I have a 95 altima and the steering wheel also vibrates, but it doesn't seem like a big issue, what's driving me crazy is this vibration/buzzing i keep hearing that's coming from the dashboard or something, i can't figure out where but it happens when i accelerate or when the road gets bumpy. any ideas?


----------



## Asleep (Jan 19, 2003)

check your rear motor mount for cracks/separation in the rubber. its very common on altimas for the rear motor mount to go bad and cause all kinds of different vibrations. the next thing to do is check your tires and make sure they are still round(not unbound) and balanced. next thing i would check is the struts and front suspension for wear.


----------



## Kilington (Jun 8, 2004)

Well it doesn't seem like any kind of engine problem. It's coming most noticeably from the dashboard and it sounds like the molding is vibrating up against something, it's more like a buzzing sound
.


----------



## Asleep (Jan 19, 2003)

a rear motor mount will cause all sorts of vibration. mine used to make my interior light and sunroof vibrate like hell. check the mount first, its free.


----------



## KA24Tech (Feb 2, 2004)

A vibration in the steering wheel is usually associated with front wheel balance. Maybe have the tires balanced and rotated at the same time.

Troy


----------



## Asleep (Jan 19, 2003)

to add on to that - if its felt all thru the rpm range, sometimes its also a tire that is coming unbound or out of round. you can also check this yourself by jacking up the vehicle and spinning each tire by hand.


----------



## Dimon (May 18, 2004)

I've had that problem with my old car, after my mechanic replaced the windshield. The noise would come on and off randomly, and was very irratating.It was simply a lose pannel that need to be clipped back in.

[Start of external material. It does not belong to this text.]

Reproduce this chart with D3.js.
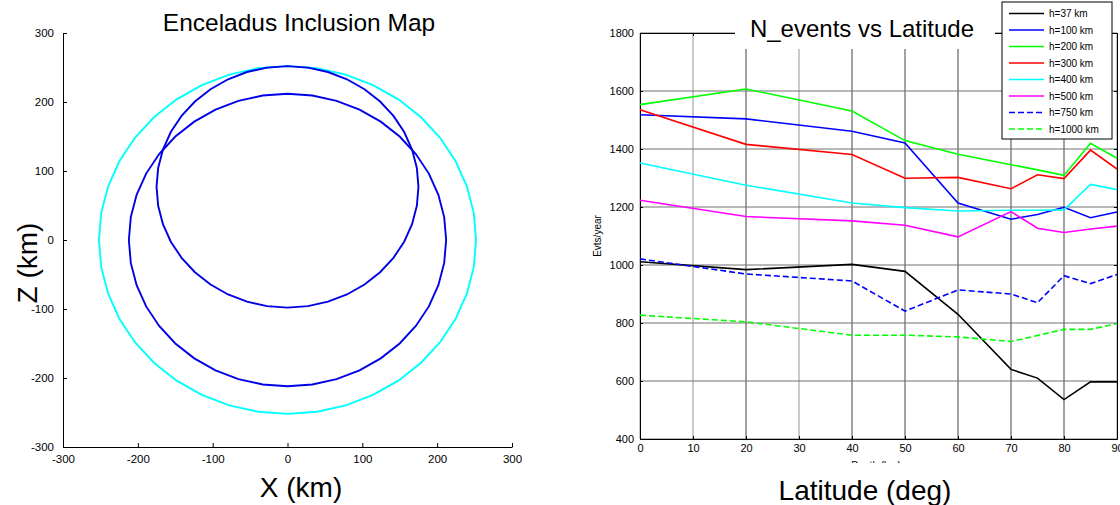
<!DOCTYPE html>
<html lang="en">
<head>
    <meta charset="utf-8">
    <title>Enceladus Inclusion Map / N_events vs Latitude</title>
    <script src="https://cdn.jsdelivr.net/npm/d3@7"></script>
    <style>
        body { margin: 0; background: #fff; font-family: "Liberation Sans", Arial, sans-serif; }
        svg text { font-family: "Liberation Sans", Arial, sans-serif; fill: #000; }
    </style>
</head>
<body>
<div id="chart"></div>
<script>
    // ---- left panel: inclusion map (circles given as centre + radius, km)
    var mapTicks = [-300, -200, -100, 0, 100, 200, 300];
    var circleCX = [0, 0, 0];
    var circleCZ = [0, 0, 77];
    var circleR = [252, 212, 175];

    // ---- right panel: events per year vs latitude
    var latitudes = [0, 20, 40, 50, 60, 70, 75, 80, 85, 90];
    var latTicks = [0, 10, 20, 30, 40, 50, 60, 70, 80, 90];
    var evtTicks = [400, 600, 800, 1000, 1200, 1400, 1600, 1800];
    var seriesNames = ["h=37 km", "h=100 km", "h=200 km", "h=300 km", "h=400 km", "h=500 km", "h=750 km", "h=1000 km"];
    var h37 = [1011, 984, 1002, 978, 830, 640, 610, 536, 597, 597];
    var h100 = [1518, 1504, 1461, 1421, 1214, 1158, 1174, 1199, 1163, 1183];
    var h200 = [1553, 1607, 1531, 1429, 1382, 1346, 1328, 1309, 1420, 1368];
    var h300 = [1535, 1416, 1381, 1299, 1302, 1263, 1311, 1298, 1396, 1331];
    var h400 = [1352, 1275, 1214, 1198, 1186, 1189, 1189, 1190, 1278, 1260];
    var h500 = [1223, 1167, 1152, 1137, 1097, 1184, 1127, 1112, 1124, 1134];
    var h750 = [1021, 969, 945, 841, 914, 900, 870, 963, 936, 967];
    var h1000 = [827, 804, 758, 758, 752, 736, 757, 778, 778, 798];
    var shadedGrid = [20, 40, 50, 60, 70, 80];

    var seriesValues = [h37, h100, h200, h300, h400, h500, h750, h1000];
    var seriesColors = ["#000000", "#0000ff", "#00ff00", "#ff0000", "#00ffff", "#ff00ff", "#0000ff", "#00ff00"];
    var seriesDash = [null, null, null, null, null, null, "6,3", "6,3"];
    var circleColors = ["#00ffff", "#0000e6", "#0000e6"];

    // plain integers with an ascii minus, like the original
    var plain = function(d) { return String(d); };

    var svg = d3.select("#chart").append("svg")
        .attr("width", 1120)
        .attr("height", 505);

    // ================= left panel =================
    var mx = d3.scaleLinear().domain([-300, 300]).range([63, 512]);
    var mz = d3.scaleLinear().domain([-300, 300]).range([447, 33]);

    var left = svg.append("g");

    var circlePath = d3.line()
        .x(function(p) { return mx(p[0]); })
        .y(function(p) { return mz(p[1]); })
        .curve(d3.curveLinearClosed);

    circleR.forEach(function(r, i) {
        var pts = d3.range(40).map(function(k) {
            var a = k / 40 * 2 * Math.PI;
            return [circleCX[i] + r * Math.sin(a), circleCZ[i] + r * Math.cos(a)];
        });
        left.append("path")
            .attr("d", circlePath(pts))
            .attr("fill", "none")
            .attr("stroke", circleColors[i])
            .attr("stroke-width", 1.9);
    });

    var mapXAxis = d3.axisBottom(mx).tickValues(mapTicks).tickFormat(plain)
        .tickSizeInner(-4).tickSizeOuter(0).tickPadding(8);
    var mapYAxis = d3.axisLeft(mz).tickValues(mapTicks).tickFormat(plain)
        .tickSizeInner(-4).tickSizeOuter(0).tickPadding(9);

    left.append("g").attr("transform", "translate(0,447)").call(mapXAxis);
    left.append("g").attr("transform", "translate(63,0)").call(mapYAxis);
    left.selectAll(".tick text").style("font-size", "11.5px");
    left.selectAll(".domain, .tick line").attr("stroke", "#000").attr("stroke-width", 1);

    left.append("text")
        .attr("x", 299).attr("y", 31)
        .attr("text-anchor", "middle")
        .style("font-size", "24.5px")
        .text("Enceladus Inclusion Map");

    left.append("text")
        .attr("x", 301).attr("y", 497)
        .attr("text-anchor", "middle")
        .style("font-size", "28px")
        .text("X (km)");

    left.append("text")
        .attr("transform", "translate(37,263) rotate(-90)")
        .attr("text-anchor", "middle")
        .style("font-size", "28px")
        .text("Z (km)");

    // ================= right panel =================
    var x = d3.scaleLinear().domain([0, 90]).range([640, 1117]);
    var y = d3.scaleLinear().domain([400, 1800]).range([439, 33]);

    var right = svg.append("g");

    // grid
    right.selectAll(".vshade")
        .data(shadedGrid)
        .enter().append("line")
        .attr("x1", function(d) { return x(d); })
        .attr("x2", function(d) { return x(d); })
        .attr("y1", 33).attr("y2", 439)
        .attr("stroke", "#c4c4c4")
        .attr("stroke-width", 2);

    right.selectAll(".vgrid")
        .data(latTicks)
        .enter().append("line")
        .attr("x1", function(d) { return x(d); })
        .attr("x2", function(d) { return x(d); })
        .attr("y1", 33).attr("y2", 439)
        .attr("stroke", "#666")
        .attr("stroke-width", 0.7);

    right.selectAll(".hgrid")
        .data(evtTicks)
        .enter().append("line")
        .attr("x1", 640).attr("x2", 1117)
        .attr("y1", function(d) { return y(d); })
        .attr("y2", function(d) { return y(d); })
        .attr("stroke", "#707070")
        .attr("stroke-width", 1);

    // axes (ticks inward on all four sides)
    var xb = d3.axisBottom(x).tickValues(latTicks).tickFormat(plain).tickSizeInner(-3).tickSizeOuter(0).tickPadding(5);
    var xt = d3.axisTop(x).tickValues(latTicks).tickSizeInner(-3).tickSizeOuter(0).tickFormat("");
    var yl = d3.axisLeft(y).tickValues(evtTicks).tickFormat(plain).tickSizeInner(-3).tickSizeOuter(0).tickPadding(6);
    var yr = d3.axisRight(y).tickValues(evtTicks).tickSizeInner(-3).tickSizeOuter(0).tickFormat("");

    right.append("g").attr("class", "rax").attr("transform", "translate(0,33)").call(xt);
    right.append("g").attr("class", "rax").attr("transform", "translate(1117,0)").call(yr);
    right.append("g").attr("class", "rax").attr("transform", "translate(0,439)").call(xb);
    right.append("g").attr("class", "rax").attr("transform", "translate(640,0)").call(yl);
    right.selectAll(".rax .domain, .rax .tick line").attr("stroke", "#000").attr("stroke-width", 1);
    right.selectAll(".rax .tick text").style("font-size", "11px");

    // hidden axis label peeking under the plot
    right.append("clipPath").attr("id", "depthClip")
        .append("rect").attr("x", 820).attr("y", 450).attr("width", 120).attr("height", 13);
    right.append("text")
        .attr("x", 876).attr("y", 469)
        .attr("text-anchor", "middle")
        .attr("clip-path", "url(#depthClip)")
        .style("font-size", "10px")
        .text("Depth (km)");

    // title with its white box over the top border
    right.append("rect")
        .attr("x", 735).attr("y", 10)
        .attr("width", 260).attr("height", 39)
        .attr("fill", "#fff");
    right.append("text")
        .attr("x", 862).attr("y", 37)
        .attr("text-anchor", "middle")
        .style("font-size", "24px")
        .text("N_events vs Latitude");

    right.append("text")
        .attr("x", 865).attr("y", 500)
        .attr("text-anchor", "middle")
        .style("font-size", "28px")
        .text("Latitude (deg)");

    right.append("text")
        .attr("transform", "translate(601,236) rotate(-90)")
        .attr("text-anchor", "middle")
        .style("font-size", "10px")
        .text("Evts/year");

    // series
    var line = d3.line()
        .x(function(d, i) { return x(latitudes[i]); })
        .y(function(d) { return y(d); });

    right.selectAll(".series")
        .data(seriesValues)
        .enter().append("path")
        .attr("class", "series")
        .attr("d", function(d) { return line(d); })
        .attr("fill", "none")
        .attr("stroke", function(d, i) { return seriesColors[i]; })
        .attr("stroke-dasharray", function(d, i) { return seriesDash[i]; })
        .attr("stroke-width", 1.6)
        .attr("stroke-linejoin", "miter");

    // legend
    var legend = right.append("g").attr("transform", "translate(1002,2)");
    legend.append("rect")
        .attr("width", 110).attr("height", 137)
        .attr("fill", "#fff")
        .attr("stroke", "#000")
        .attr("stroke-width", 1);

    var item = legend.selectAll(".item")
        .data(seriesNames)
        .enter().append("g")
        .attr("class", "item")
        .attr("transform", function(d, i) { return "translate(0," + (11.5 + i * 16.5) + ")"; });

    item.append("line")
        .attr("x1", 7).attr("x2", 42)
        .attr("stroke", function(d, i) { return seriesColors[i]; })
        .attr("stroke-dasharray", function(d, i) { return seriesDash[i]; })
        .attr("stroke-width", 1.6);

    item.append("text")
        .attr("x", 47).attr("y", 0)
        .attr("dy", "0.35em")
        .style("font-size", "10px")
        .text(function(d) { return d; });
</script>
</body>
</html>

So check for that.


----------



## BleedGarnetB15 (Jun 9, 2004)

well i had the same issue in my 1997 altima and my motor mount was bad and i needed to have my tires/wheels rotated and that did the trick


----------



## myaltimaskillingme (Jan 3, 2005)

*Buzzing....*

I had the same problem and I didn't find it till I took out my stereo from the dash and it was my airbag control module that was buzzing.... behind the stereo.....


----------



## rgb03 (Jan 18, 2005)

i also had a similar sound that sounded like it was coming from the front of the car like behind the dash but it was actually the heat shield on the exhaust under the car. it was barley hanging on.


----------